Which credit card is better for you? | Consumer credit | Financial Literacy | Khan Academy
And now we are going to play the game: which credit card is better for you? The reason why I'm saying "for you" is because, in many cases, one credit card could be better than another person depending on how they plan on using it. So pause this video and look at the different pieces of these credit cards or the information about them, and decide which one is better for you.
All right, now let's work through this together. So, we'll start right over here: the annual percentage rate, the APR for purchases. So, credit card A has a 12.99 APR, and credit card B, if you just eyeball it, you might be drawn to the 6.99; you say, "Hey, that looks pretty good." But you have to pay attention here. It's this variable prime rate plus 6.99. So if they just gave you this information, you would have to figure out what is the variable prime rate right now.

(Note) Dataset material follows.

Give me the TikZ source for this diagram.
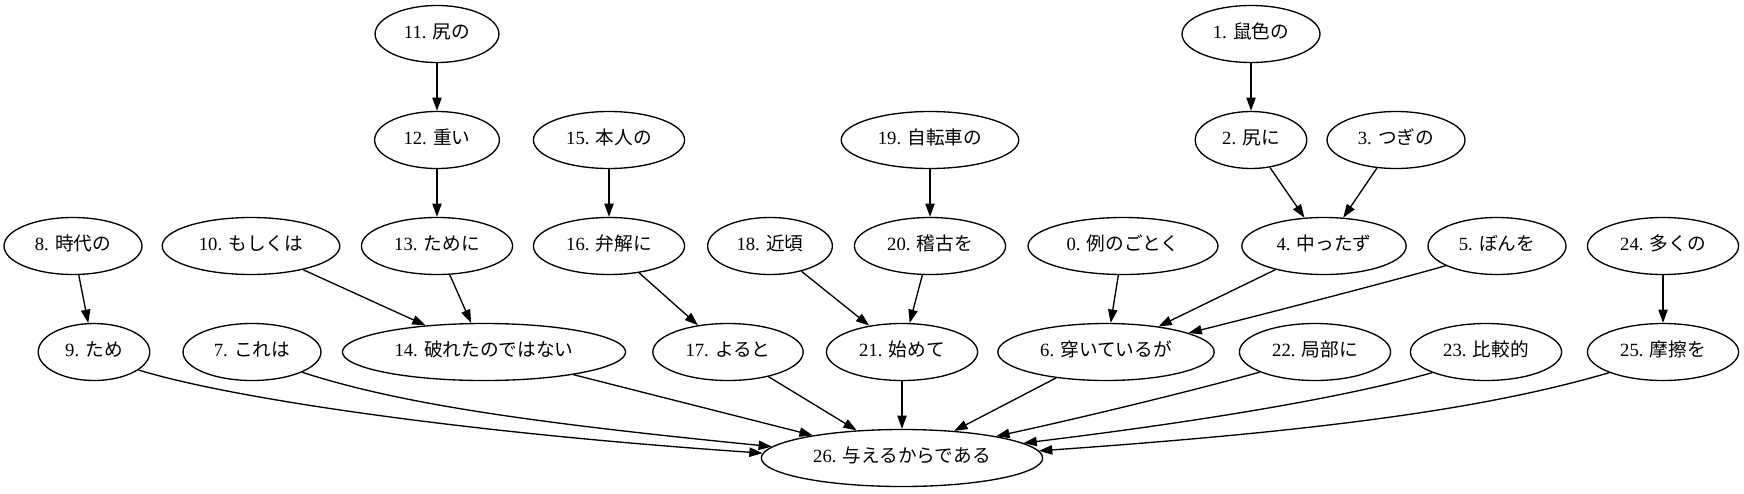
\documentclass[tikz,border=0pt]{standalone}
\usepackage{fontspec}
\setmainfont{Liberation Serif}
\newfontfamily\cjk{Noto Sans CJK JP}
\usetikzlibrary{arrows.meta,shapes.geometric}
\newcommand\J[1]{{\cjk #1}}
\begin{document}
\begin{tikzpicture}[x=0.75pt,y=0.75pt,
  nd/.style={draw, ellipse, line width=1pt, inner xsep=8pt, inner ysep=0pt,
    minimum height=42.75pt, text height=9pt, text depth=3pt,
    font=\fontsize{14pt}{16pt}\selectfont},
  ed/.style={line width=1pt, -{Triangle[length=10pt,width=7pt]}}]
\useasboundingbox (0,0) rectangle (1744,-493);
% row 1
\node[nd] (n11) at (437,-34) {11. \J{尻の}};
\node[nd] (n1) at (1251,-34) {1. \J{鼠色の}};
% row 2
\node[nd] (n12) at (437,-140) {12. \J{重い}};
\node[nd] (n15) at (609,-140) {15. \J{本人の}};
\node[nd] (n19) at (930,-140) {19. \J{自転車の}};
\node[nd] (n2) at (1251,-140) {2. \J{尻に}};
\node[nd] (n3) at (1396,-140) {3. \J{つぎの}};
% row 3
\node[nd] (n8) at (73,-246) {8. \J{時代の}};
\node[nd] (n10) at (251,-246) {10. \J{もしくは}};
\node[nd] (n13) at (437,-246) {13. \J{ために}};
\node[nd] (n16) at (609,-246) {16. \J{弁解に}};
\node[nd] (n18) at (770,-246) {18. \J{近頃}};
\node[nd] (n20) at (930,-246) {20. \J{稽古を}};
\node[nd] (n0) at (1123,-246) {0. \J{例のごとく}};
\node[nd] (n4) at (1324,-246) {4. \J{中ったず}};
\node[nd] (n5) at (1497,-246) {5. \J{ぼんを}};
\node[nd] (n24) at (1663,-246) {24. \J{多くの}};
% row 4
\node[nd] (n9) at (94,-352) {9. \J{ため}};
\node[nd] (n7) at (252,-352) {7. \J{これは}};
\node[nd] (n14) at (484,-352) {14. \J{破れたのではない}};
\node[nd] (n17) at (728,-352) {17. \J{よると}};
\node[nd] (n21) at (902,-352) {21. \J{始めて}};
\node[nd] (n6) at (1106,-352) {6. \J{穿いているが}};
\node[nd] (n22) at (1315,-352) {22. \J{局部に}};
\node[nd] (n23) at (1486,-352) {23. \J{比較的}};
\node[nd] (n25) at (1663,-352) {25. \J{摩擦を}};
% row 5
\node[nd] (n26) at (902,-458) {26. \J{与えるからである}};
% straight edges
\draw[ed] (n11) -- (n12);
\draw[ed] (n12) -- (n13);
\draw[ed] (n15) -- (n16);
\draw[ed] (n19) -- (n20);
\draw[ed] (n1) -- (n2);
\draw[ed] (n24) -- (n25);
\draw[ed] (n2) -- (n4);
\draw[ed] (n3) -- (n4);
\draw[ed] (n8) -- (n9);
\draw[ed] (n10) -- (n14);
\draw[ed] (n13) -- (n14);
\draw[ed] (n16) -- (n17);
\draw[ed] (n18) -- (n21);
\draw[ed] (n20) -- (n21);
\draw[ed] (n0) -- (n6);
\draw[ed] (n4) -- (n6);
\draw[ed] (n14) -- (n26);
\draw[ed] (n17) -- (n26);
\draw[ed] (n21) -- (n26);
\draw[ed] (n6) -- (n26);
% curved edges
\draw[ed] (n5.201) .. controls (1389,-282) and (1245,-319) .. (n6.13);
\draw[ed] (n9.-22) .. controls (233,-399) and (468,-433) .. (n26.178);
\draw[ed] (n7.-22) .. controls (397,-403) and (524,-422) .. (n26.175);
\draw[ed] (n22.200) .. controls (1203,-388) and (1094,-415) .. (n26.13);
\draw[ed] (n23.201) .. controls (1336,-400) and (1180,-424) .. (n26.7);
\draw[ed] (n25.201) .. controls (1492,-407) and (1336,-430) .. (n26.3);
\end{tikzpicture}
\end{document}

I just looked it up at the time that I'm making this video; it's a little bit over six percent. So if you add the variable prime rate to the 6.99, you actually have a higher interest rate. It's going to be 13 point something percent versus what you have over here. Now the other difference is not only is it higher right now; this is variable while the one on credit card B is variable, while credit card A is fixed.
You have to think about what might be happening to interest rates going forward. Well, if interest rates are going up, then this credit card B is only going to get worse and worse and worse. So I would, especially at a time when interest rates are moving upward, think about credit card A as maybe having the slightly better APR here, although they are close.
Now let's think about the annual fee. Well, zero dollars definitely feels a lot better than fifteen dollars. So just looking at that alone, I like credit card A as well; I like that zero dollars. Now transaction fees: they have a cash advance fee, a foreign transaction fee, and when you see it here, it looks like credit card A is doing better on the cash advance fee—three to five percent versus five percent. So I like lower fees.
But when you look at the foreign transaction fee, it looks like credit card B is better; it has no foreign transaction fee. So this is a situation where if I'm doing a lot of cash advances, I'm essentially going to directly borrow money from the credit card company. I'm liking credit card A, especially because of the first two rows.
But let's say I plan on traveling a lot in foreign countries. I'm going to be using this credit card a lot in those foreign countries. Well, then I might like credit card B because a dollar fifty plus three percent of each transaction could be a lot of money. It could be a lot more than fifteen dollars per year, and it could be a lot more than whatever the interest rate is between B and A. So if I'm traveling a lot, I definitely like credit card B.
Now, the grace periods are the same. Credit card B's grace period is a little bit longer, which would make it a little bit better, but they're close. So I would call that a little bit of a toss-up, obviously giving a little bit of a nod to credit card B.
And then last but not least: rewards, which is typical in a lot of credit cards. Credit card A gives you no rewards, while credit card B gives you one point per dollar spent on all gas purchases. So there are a few things here you have to think: what does a point give you?
You could look into what points can earn for you, and this might be a situation if you're doing a lot of driving, if you're going to spend a lot of money on gasoline that maybe this might be worth the fifteen annual fee, and depending on what's going on with the variable prime rate, maybe a slightly higher interest rate. That becomes doubly true for you if you're going to travel a lot.
On the other hand, if you're not going to drive a lot, these points don't mean a lot to you, and if you're not going to travel a lot, then credit card A, I think, is looking a little bit better.